Lors d’un débat de la course à l’investiture démocrate, en août 2007, Barack Obama s’était dit favorable à un allègement de cet embargo et s’était engagé à faciliter les visites des Cubains en exil à leur famille. De son côté, la prochaine secrétaire d’État américaine, Hillary Clinton, a toujours été plus conservatrice, affirmant qu’elle ne dialoguerait pas avec Cuba tant qu’il n’y aurait pas de changement en faveur de la démocratie chez ses voisins du sud. L’arrivée de Barack Obama à la présidence des États-Unis ne devrait pourtant pas tellement changer les relations américano-cubaines. «Dans le meilleur des cas, si Barack Obama a du temps et de l’énergie à consacrer à un rapprochement diplomatique avec Cuba, Raúl va rester fermé», croit M. Paquin.
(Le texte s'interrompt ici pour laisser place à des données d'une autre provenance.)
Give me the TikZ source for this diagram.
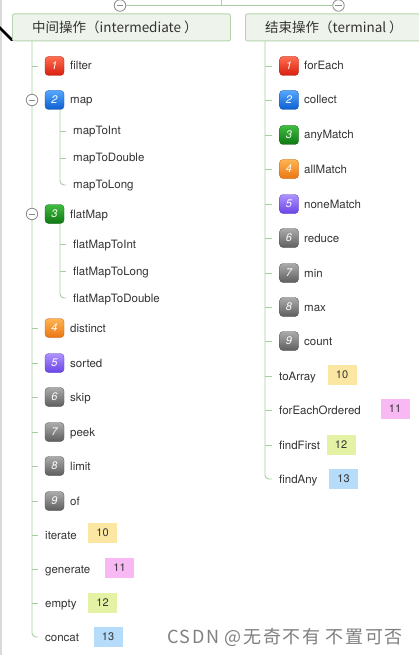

Le président cubain continue de pointer les États-Unis comme un «ennemi». Dans le même sens, la professeure de science politique de l’Université Laval Anessa Kimball affirme que «pour Obama, ce qui est important, c’est la promotion de la démocratie. Mais sa priorité, ce sera la crise économique, ainsi qu’assurer une transition pacifique à la présidence.»
C’est d’ailleurs dans cette optique qu’elle considère la question de l’embargo : «Pour Obama, la question de l’embargo est difficile. Son électorat, ce sont les ouvriers. Il a tendance à les protéger et à protéger le commerce. La levée ou l’allègement de l’embargo à Cuba pourrait ouvrir de nouveaux marchés pour les entreprises américaines, mais aussi faire entrer les biens cubains dans le marché intérieur. Qu’est-ce qui est le mieux pour les États-Unis en période de crise économique?»
Le choix d’Hillary Clinton comme chef de la diplomatie américaine pourrait-elle durcir les positions plus souples de Barack Obama? «Ce serait une possibilité. C’est une bonne question : Hillary suivra-t-elle Obama ou ses propres convictions? L’offre à Mme Clinton peut jouer dans les plans du président élu», concède Mme Kimball, n’écartant pas l’idée d’une potentielle démission de Mme Clinton, qui «n’a peut-être pas les mains assez délicates pour la diplomatie». Mais M. Paquin est catégorique : «Le président, c’est Barack Obama, c’est son opinion qui importe.»